Showing posts with label baking soda. Show all posts
Showing posts with label baking soda. Show all posts

5.10.2011

The Perfect Chocolate Chip Cookie (No Perfection Required)

I recently attended a “Coping with Stress and Adversity” conference. There we learned to “never say never, or always” and how to offer criticism by sharing a “star and a wish.” So when I saw this recipe I thought: now is the time.

I have never very rarely been able to follow a recipe precisely. Meticulously following directions tends to make me anxious. (Which should come as no surprise, considering the kind of conferences I frequent.) I can do it. But I don’t like it.

Before I bake, I take a few deep breaths, read the directions aloud, and wish for the best. Tried and true recipes require less meditation, but new recipes can unhinge me. Yet, when I saw these chocolate chip cookies, I decided to dig deep, follow the instructions, and shut up about it.

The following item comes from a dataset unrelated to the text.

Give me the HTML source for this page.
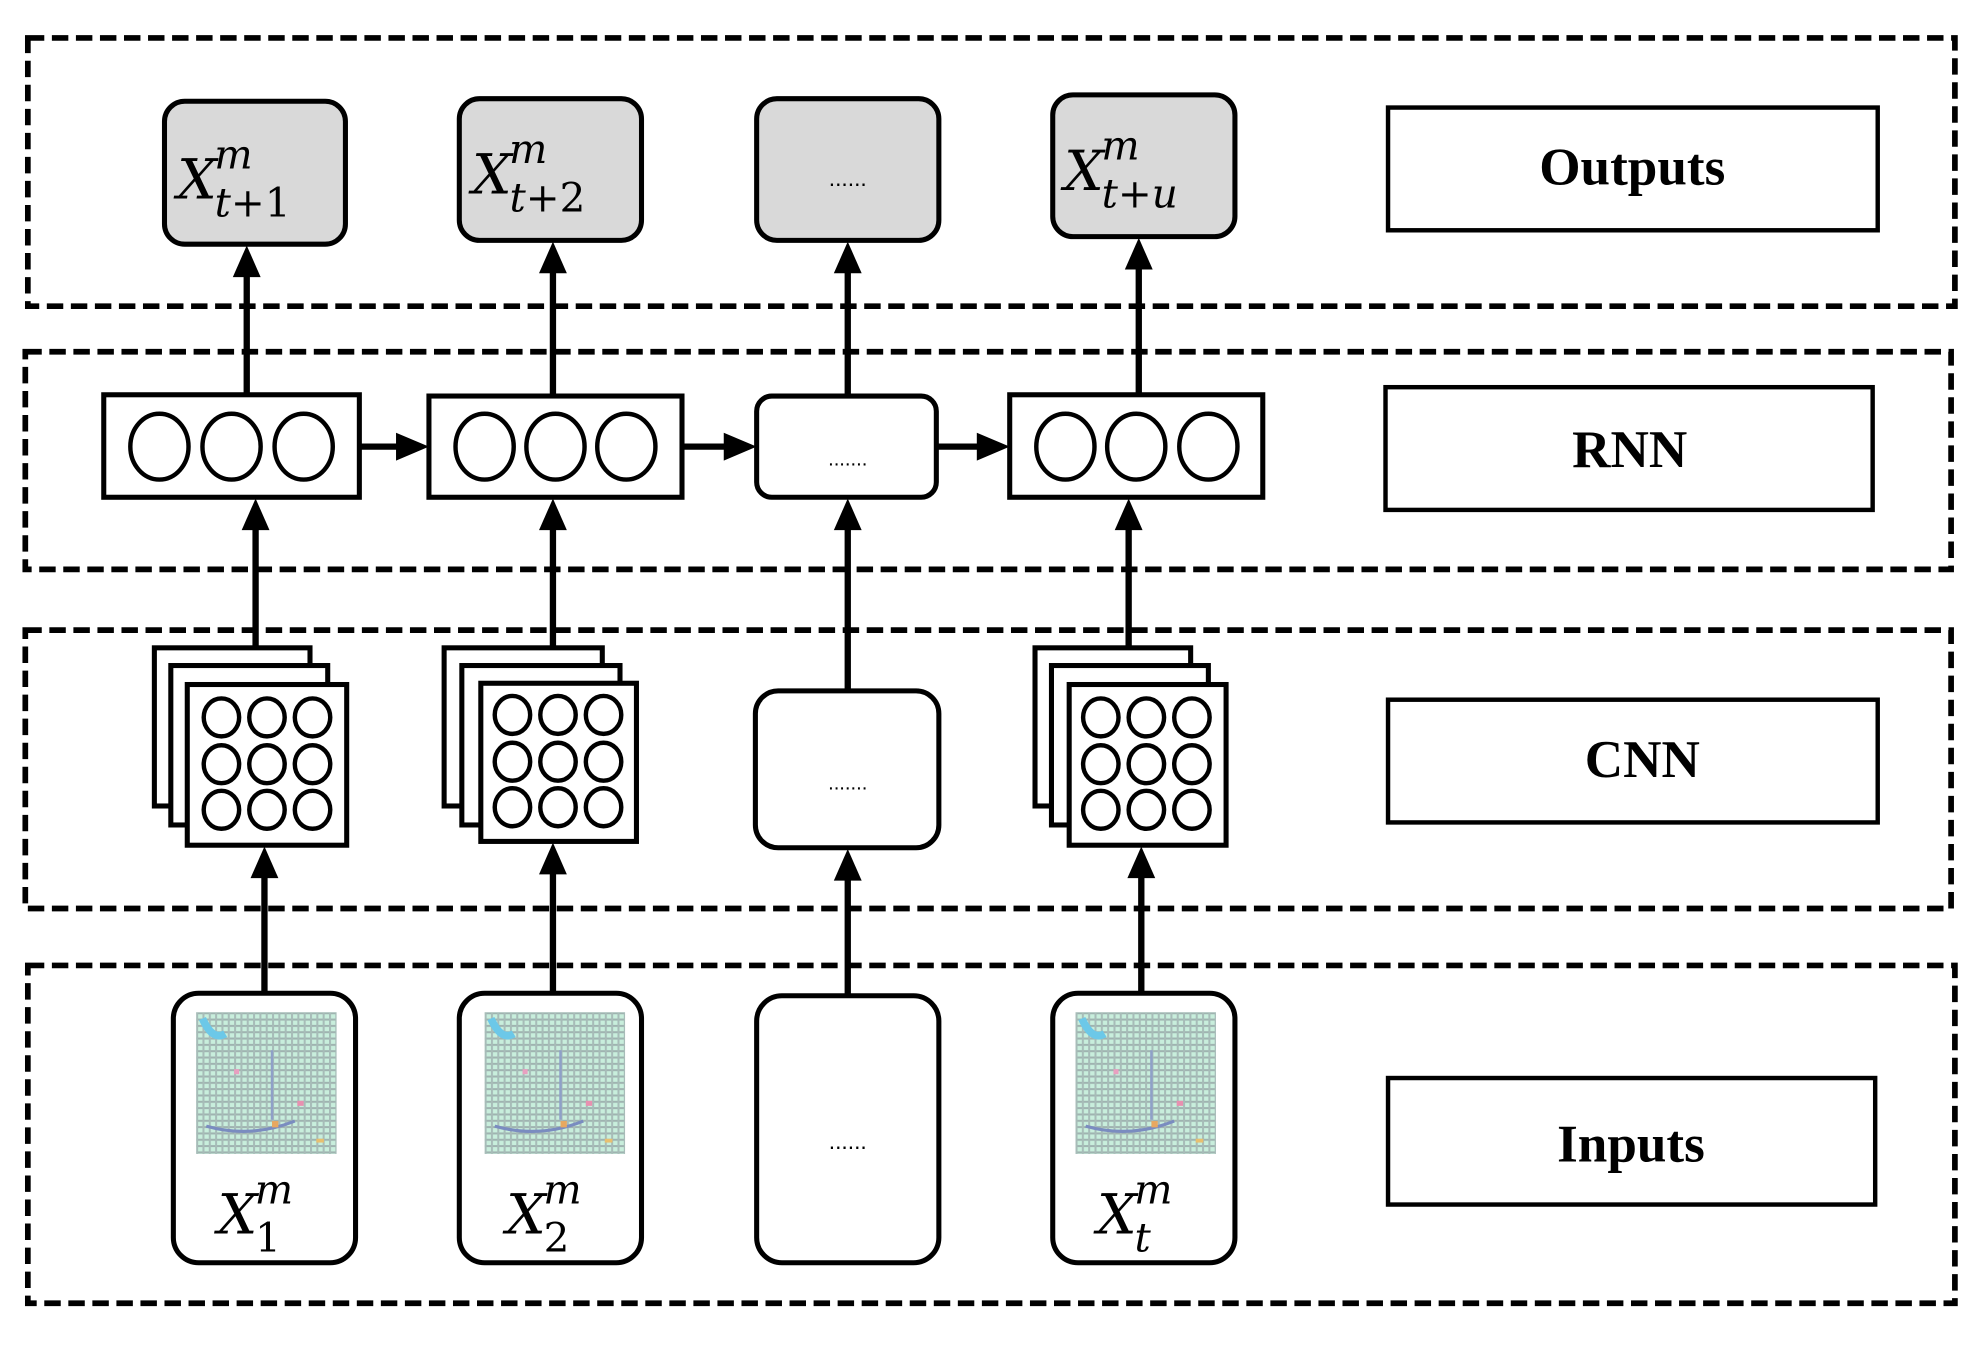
<!DOCTYPE html>
<html><head><meta charset="utf-8"><style>
html,body{margin:0;padding:0;background:#fff;}
svg{display:block;}
.m{font-family:"DejaVu Serif","Liberation Serif",serif;font-style:italic;}
.lb{font-family:"Liberation Serif",serif;font-weight:bold;font-size:42px;}
</style></head><body>
<svg width="1984" height="1345" viewBox="0 0 1568 1063" preserveAspectRatio="none" xmlns="http://www.w3.org/2000/svg">
<defs>
<pattern id="g" width="5" height="5" patternUnits="userSpaceOnUse">
<rect width="5" height="5" fill="#c8eedc"/>
<rect width="5" height="1.6" fill="#9fb3b0"/>
<rect width="1.6" height="5" fill="#a7bcb8"/>
</pattern>
<g id="img">
<rect width="111" height="112" fill="url(#g)"/>
<path d="M5 5 q8 18 18 12" stroke="#6cc8e8" stroke-width="6" fill="none"/>
<path d="M8 90 q35 10 70 -4" stroke="#7a8cc0" stroke-width="2.5" fill="none"/>
<path d="M60 30 v55" stroke="#8fa0c8" stroke-width="2" fill="none"/>
<rect x="60" y="86" width="5" height="5" fill="#e8a860"/>
<rect x="80" y="70" width="5" height="4" fill="#e890b0"/>
<rect x="95" y="100" width="6" height="3" fill="#e8c070"/>
<rect x="30" y="45" width="4" height="4" fill="#e8a0c0"/>
</g>
</defs>
<rect width="1568" height="1063" fill="#fff"/>
<g fill="none" stroke="#000" stroke-width="4.5" stroke-dasharray="13 6">
<rect x="22" y="30" width="1523" height="212"/>
<rect x="20" y="278" width="1522" height="172"/>
<rect x="20" y="498" width="1522" height="220"/>
<rect x="22" y="763" width="1523" height="267"/>
</g>
<g fill="#fff" stroke="#000" stroke-width="3.5">
<rect x="1097" y="85" width="387" height="97"/>
<rect x="1095" y="306" width="385" height="97"/>
<rect x="1097" y="553" width="387" height="97"/>
<rect x="1097" y="852" width="385" height="100"/>
</g>
<g class="lb" text-anchor="middle">
<text x="1290" y="146">Outputs</text>
<text x="1288" y="369">RNN</text>
<text x="1298" y="614">CNN</text>
<text x="1289" y="918">Inputs</text>
</g>
<g stroke="#000" stroke-width="5">
<line x1="195" y1="312" x2="195" y2="215"/><line x1="437" y1="313" x2="437" y2="212"/>
<line x1="670" y1="313" x2="670" y2="212"/><line x1="900" y1="312" x2="900" y2="209"/>
<line x1="202" y1="512" x2="202" y2="415"/><line x1="437" y1="512" x2="437" y2="415"/>
<line x1="670" y1="546" x2="670" y2="415"/><line x1="892" y1="512" x2="892" y2="415"/>
<line x1="209" y1="785" x2="209" y2="690"/><line x1="437" y1="785" x2="437" y2="687"/>
<line x1="670" y1="787" x2="670" y2="692"/><line x1="902" y1="785" x2="902" y2="690"/>
<line x1="284" y1="353" x2="315" y2="353"/><line x1="539" y1="353" x2="574" y2="353"/>
<line x1="740" y1="353" x2="774" y2="353"/>
</g>
<g fill="#000">
<polygon points="184,219 206,219 195,194"/><polygon points="426,216 448,216 437,191"/>
<polygon points="659,216 681,216 670,191"/><polygon points="889,213 911,213 900,188"/>
<polygon points="191,419 213,419 202,394"/><polygon points="426,419 448,419 437,394"/>
<polygon points="659,419 681,419 670,394"/><polygon points="881,419 903,419 892,394"/>
<polygon points="198,694 220,694 209,669"/><polygon points="426,691 448,691 437,666"/>
<polygon points="659,696 681,696 670,671"/><polygon points="891,694 913,694 902,669"/>
<polygon points="313,342 313,364 339,353"/><polygon points="572,342 572,364 598,353"/>
<polygon points="772,342 772,364 798,353"/>
</g>
<g fill="#d9d9d9" stroke="#000" stroke-width="4">
<rect x="130" y="80" width="143" height="113" rx="16"/>
<rect x="363" y="78" width="144" height="112" rx="16"/>
<rect x="598" y="78" width="144" height="112" rx="16"/>
<rect x="832" y="75" width="144" height="112" rx="16"/>
</g>
<g class="m" font-size="44">
<text x="140" y="157">X<tspan font-size="32" dy="-24" dx="-2">m</tspan><tspan font-size="32" dy="38" dx="-30">t<tspan font-style="normal">+1</tspan></tspan></text>
<text x="373" y="153">X<tspan font-size="32" dy="-24" dx="-2">m</tspan><tspan font-size="32" dy="38" dx="-30">t<tspan font-style="normal">+2</tspan></tspan></text>
<text x="841" y="150">X<tspan font-size="32" dy="-24" dx="-2">m</tspan><tspan font-size="32" dy="38" dx="-30">t+u</tspan></text>
</g>
<text x="670" y="147" font-family="Liberation Sans" font-size="18" text-anchor="middle">......</text>
<g fill="#fff" stroke="#000" stroke-width="4">
<rect x="82" y="312" width="202" height="81"/>
<rect x="339" y="313" width="200" height="80"/>
<rect x="598" y="313" width="142" height="80" rx="12"/>
<rect x="798" y="312" width="200" height="81"/>
</g>
<g fill="none" stroke="#000" stroke-width="3.5">
<ellipse cx="126" cy="353" rx="23" ry="26"/><ellipse cx="183" cy="353" rx="23" ry="26"/><ellipse cx="240" cy="353" rx="23" ry="26"/>
<ellipse cx="383" cy="353" rx="23" ry="26"/><ellipse cx="439" cy="353" rx="23" ry="26"/><ellipse cx="495" cy="353" rx="23" ry="26"/>
<ellipse cx="842" cy="353" rx="23" ry="26"/><ellipse cx="898" cy="353" rx="23" ry="26"/><ellipse cx="955" cy="353" rx="23" ry="26"/>
</g>
<text x="670" y="368" font-family="Liberation Sans" font-size="16" text-anchor="middle">.......</text>
<g fill="#fff" stroke="#000" stroke-width="4">
<rect x="122" y="512" width="123" height="125"/><rect x="135" y="526" width="124" height="126"/><rect x="148" y="541" width="126" height="127"/>
<rect x="351" y="512" width="125" height="125"/><rect x="365" y="526" width="125" height="126"/><rect x="380" y="540" width="123" height="125"/>
<rect x="597" y="546" width="145" height="124" rx="18"/>
<rect x="818" y="512" width="123" height="125"/><rect x="831" y="526" width="124" height="126"/><rect x="845" y="541" width="124" height="127"/>
</g>
<g fill="none" stroke="#000" stroke-width="3.5">
<g id="c9">
<ellipse cx="175" cy="567" rx="14" ry="15"/><ellipse cx="211" cy="567" rx="14" ry="15"/><ellipse cx="247" cy="567" rx="14" ry="15"/>
<ellipse cx="175" cy="604" rx="14" ry="15"/><ellipse cx="211" cy="604" rx="14" ry="15"/><ellipse cx="247" cy="604" rx="14" ry="15"/>
<ellipse cx="175" cy="640" rx="14" ry="15"/><ellipse cx="211" cy="640" rx="14" ry="15"/><ellipse cx="247" cy="640" rx="14" ry="15"/>
</g>
<use href="#c9" x="230" y="-2"/>
<use href="#c9" x="695" y="0"/>
</g>
<text x="670" y="624" font-family="Liberation Sans" font-size="16" text-anchor="middle">.......</text>
<g fill="#fff" stroke="#000" stroke-width="4">
<rect x="137" y="785" width="144" height="213" rx="20"/>
<rect x="363" y="785" width="144" height="213" rx="20"/>
<rect x="598" y="787" width="144" height="211" rx="20"/>
<rect x="832" y="785" width="144" height="213" rx="20"/>
</g>
<use href="#img" x="155" y="800"/>
<use href="#img" x="383" y="800"/>
<use href="#img" x="850" y="800"/>
<g class="m" font-size="44">
<text x="172" y="975">X<tspan font-size="32" dy="-24" dx="-2">m</tspan><tspan font-size="32" dy="38" dx="-30" font-style="normal">1</tspan></text>
<text x="400" y="975">X<tspan font-size="32" dy="-24" dx="-2">m</tspan><tspan font-size="32" dy="38" dx="-30" font-style="normal">2</tspan></text>
<text x="867" y="975">X<tspan font-size="32" dy="-24" dx="-2">m</tspan><tspan font-size="32" dy="38" dx="-30">t</tspan></text>
</g>
<text x="670" y="908" font-family="Liberation Sans" font-size="18" text-anchor="middle">......</text>
</svg>
</body></html>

A classic recipe like chocolate chip cookies can evoke an added layer of stress, as there can be so much expectation, fond childhood memories even. You typically can’t please everyone. Some like thin, crisp cookies, while others like them soft and chewy. And then there are those that can’t commit and prefer to have it both ways (turns out, I’m one of those). Well, this recipe caters precisely to … umm, everyone.

I followed the directions perfectly (actually, I’m not sure if I’m still allowed to say perfectly after my seminar). Browning the butter was crucial and made the cookie dough reminiscent of toffee. The process was actually pretty therapeutic. What was not therapeutic: despite following the recipe with precision, I had cookies come out looking like they'd been steamrolled. When I retraced my steps I found baking soda that was "best by June 3, 2010."

Yet—and here’s the kicker—even flat these cookies are lovely. Nutty. Chocolately. Crisp and chewy. And if you follow the directions (which are not difficult, I might add) you’ll get fantastic cookies.

And, though I probably shouldn’t be advocating for the use of cookies as a 'coping mechanism' after the conference I just attended, I could swear having a cookie and milk moment brought my blood pressure down again. Now, I don’t know you, and I don’t know anything about your blood pressure, but my guess is that you don't have freshly baked cookies with milk nearly enough.

So here comes the star: bake these cookies and you’ll be a hero. The recipe is from Cook's Illustrated. They’ve done the heavy lifting and have written instructions that truly work. Their dough is divine chocolate intervention and their method is perfection.

As for my wish? I wish I had fresher baking soda. And also, more cookies. Always most days, more cookies.

Cook's Illustrated's Perfect Chocolate Chip Cookies

1-3/4 all-purpose flour
1/2 tsp baking soda*
14 tbsp unsalted butter (1-3/4 sticks)
1/2 cup sugar
3/4 cup dark brown sugar, packed
1 tsp salt
2 tsp vanilla extract
1 egg
1 egg yolk
1-1/4 cups chocolate, roughly chopped into chunks (or chocolate chips)

Position oven rack to middle shelf and preheat oven to 375 degrees. Line baking sheets with parchment paper. Whisk flour and baking soda together in a medium bowl and set aside. Then, heat 10 tbsp of your butter in a saucepan, swirling constantly, until butter is nutty and dark golden in color. Transfer melted butter to a large bowl; add in remaining butter and stir until the butter melts.

Add sugar, brown sugar, salt, and vanilla extract to melted butter and whisk until combined. Add egg and egg yolk and whisk until smooth and sugar is fully incorporated and without lumps (this should take about 30 seconds). Let mixture sit about 3 minutes, then whisk again for 30 seconds. Repeat this process 2 more times; the mixture will become smooth, thick and shiny.

Stir flour into batter until just combined. Then stir in chocolate. Scoop cookie batter into portions that are about 3 tbsp each. Bake cookies one tray at a time, rotating tray half way through baking, until the cookies are golden and their edges have begun to set but the centers are still soft, about 10-14 minutes. Transfer to wire rack to cool.

Makes 16 cookies

Notes:
-Warning! Baking multiple cookie trays at a time can cause uneven baking. (This is really good news if you only have 1 baking sheet due to the size of your tiny, tiny kitchen.)

-I still am not over this batter. It was a rich, caramel-wannabe cookie dough in its finest hour. The browning of the butter and use of dark brown sugar is spot on.

-For the chocolate I used half Taza's stoneground 70% dark chocolate (because I just love the stuff) and half Scharffenberger chocolate.

-For more info check out Cook's Illustrated's explanation.

-*Check the expiration date. I beg of you.